多流转换算子

许多应用需要摄入多个流并将流合并处理,还可能需要将一条流分割成多条流然后针对每一条流应用不同的业务逻辑。接下来,我们将讨论DataStream API中提供的能够处理多条输入流或者发送多条输出流的操作算子。

UNION

DataStream.union()方法将两条或者多条DataStream合并成一条具有与输入流相同类型的输出DataStream。接下来的转换算子将会处理输入流中的所有元素。图5-5展示了union操作符如何将黑色和白色的事件流合并成一个单一输出流。

事件合流的方式为FIFO方式。操作符并不会产生一个特定顺序的事件流。union操作符也不会进行去重。每一个输入事件都被发送到了下一个操作符。

下面的例子展示了如何将三条类型为SensorReading的数据流合并成一条流。

scala version

val parisStream: DataStream[SensorReading] = ...
val tokyoStream: DataStream[SensorReading] = ...
val rioStream: DataStream[SensorReading] = ...
val allCities: DataStream[SensorReading] = parisStream
  .union(tokyoStream, rioStream)

java version

DataStream<SensorReading> parisStream = ...
DataStream<SensorReading> tokyoStream = ...
DataStream<SensorReading> rioStream = ...
DataStream<SensorReading> allCities = parisStream
  .union(tokyoStream, rioStream)

CONNECT, COMAP和COFLATMAP

联合两条流的事件是非常常见的流处理需求。例如监控一片森林然后发出高危的火警警报。报警的Application接收两条流,一条是温度传感器传回来的数据,一条是烟雾传感器传回来的数据。当两条流都超过各自的阈值时,报警。

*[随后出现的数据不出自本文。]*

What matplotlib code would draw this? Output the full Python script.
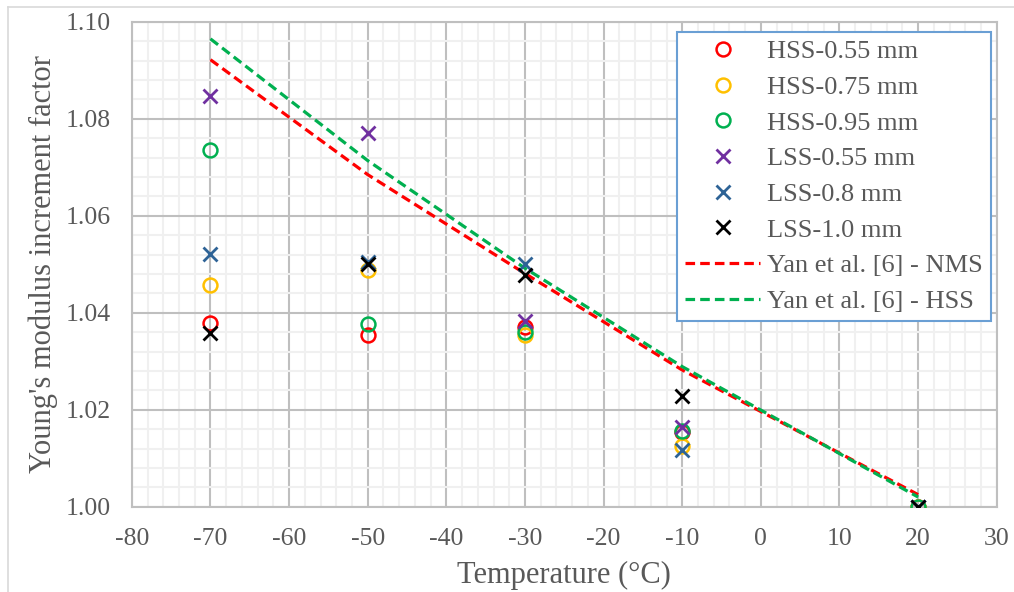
import matplotlib
matplotlib.use("Agg")
import matplotlib.pyplot as plt
from matplotlib.lines import Line2D
from matplotlib.ticker import MultipleLocator

plt.rcParams["font.family"] = ["Liberation Serif", "DejaVu Serif"]
plt.rcParams["axes.unicode_minus"] = False

# === data ===
temps = [-70, -50, -30, -10, 20]
hss_055 = [1.0380, 1.0355, 1.0371, 1.0155, 1.0000]
hss_075 = [1.0457, 1.0489, 1.0354, 1.0126, 1.0000]
hss_095 = [1.0735, 1.0376, 1.0361, 1.0156, 1.0000]
lss_055 = [1.0848, 1.0770, 1.0383, 1.0165, 1.0000]
lss_08 = [1.0522, 1.0505, 1.0500, 1.0117, 1.0000]
lss_10 = [1.0358, 1.0500, 1.0479, 1.0229, 1.0000]
yan_nms = [1.0922, 1.0685, 1.0481, 1.0282, 1.0025]
yan_hss = [1.0965, 1.0714, 1.0492, 1.0289, 1.0020]

series = [
    ("HSS-0.55 mm", hss_055, "o", "#FF0000"),
    ("HSS-0.75 mm", hss_075, "o", "#FFC000"),
    ("HSS-0.95 mm", hss_095, "o", "#00B050"),
    ("LSS-0.55 mm", lss_055, "x", "#7030A0"),
    ("LSS-0.8 mm", lss_08, "x", "#2E6396"),
    ("LSS-1.0 mm", lss_10, "x", "#000000"),
]

fig = plt.figure(figsize=(10.14, 5.92), dpi=100)
ax = fig.add_axes([0.130, 0.144, 0.853, 0.819])

# chart area outline (only top/left visible in the original)
fig.add_artist(Line2D([8 / 1014, 8 / 1014], [0, 1 - 7 / 592], color="#D9D9D9", lw=1.2))
fig.add_artist(Line2D([8 / 1014, 1], [1 - 7 / 592, 1 - 7 / 592], color="#D9D9D9", lw=1.2))

for label, vals, m, c in series:
    if m == "o":
        ax.plot(temps, vals, linestyle="none", marker="o", markersize=10,
                markerfacecolor="none", markeredgecolor=c, markeredgewidth=1.8,
                label=label, zorder=3)
    else:
        ax.plot(temps, vals, linestyle="none", marker="x", markersize=10,
                markeredgecolor=c, markeredgewidth=2.0, label=label, zorder=4)

ax.plot(temps, yan_nms, color="#FF0000", lw=2.3, dashes=(3, 1.6),
        label="Yan et al. [6] - NMS", zorder=2)
ax.plot(temps, yan_hss, color="#00B050", lw=2.3, dashes=(3, 1.6),
        label="Yan et al. [6] - HSS", zorder=2)

ax.set_xlim(-80, 30)
ax.set_ylim(1.0, 1.1)
ax.xaxis.set_major_locator(MultipleLocator(10))
ax.xaxis.set_minor_locator(MultipleLocator(2))
ax.yaxis.set_major_locator(MultipleLocator(0.02))
ax.yaxis.set_minor_locator(MultipleLocator(0.004))
ax.yaxis.set_major_formatter(lambda v, p: f"{v:.2f}")
ax.grid(which="minor", color="#F0F0F0", lw=1.5, zorder=0)
ax.grid(which="major", color="#BFBFBF", lw=1.5, zorder=1)
ax.set_axisbelow(True)
for s in ax.spines.values():
    s.set_color("#BFBFBF")
    s.set_linewidth(1.5)
ax.tick_params(which="both", length=0, labelsize=18.5, colors="#595959", pad=15)

ax.set_xlabel("Temperature (°C)", fontsize=22, color="#595959", labelpad=8)
ax.set_ylabel("Young's modulus increment factor", fontsize=22, color="#595959", labelpad=6)

leg = ax.legend(loc="upper right", bbox_to_anchor=(0.993, 0.979), fontsize=19,
                frameon=True, fancybox=False, framealpha=1, edgecolor="#6A9FD4",
                labelcolor="#595959", handlelength=2.85, handletextpad=0.25,
                labelspacing=0.46, borderpad=0.3, borderaxespad=0)
leg.get_frame().set_linewidth(1.5)

fig.savefig("out.png", dpi=100)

DataStream API提供了connect操作来支持以上的应用场景。DataStream.connect()方法接收一条DataStream,然后返回一个ConnectedStreams类型的对象,这个对象表示了两条连接的流。

scala version

val first = ...
val second = ...
val connected = first.connect(second)

java version

// first stream
DataStream<Integer> first = ...
// second stream
DataStream<String> second = ...

// connect streams
ConnectedStreams<Integer, String> connected = first.connect(second);

ConnectedStreams提供了map()flatMap()方法,分别需要接收类型为CoMapFunctionCoFlatMapFunction的参数。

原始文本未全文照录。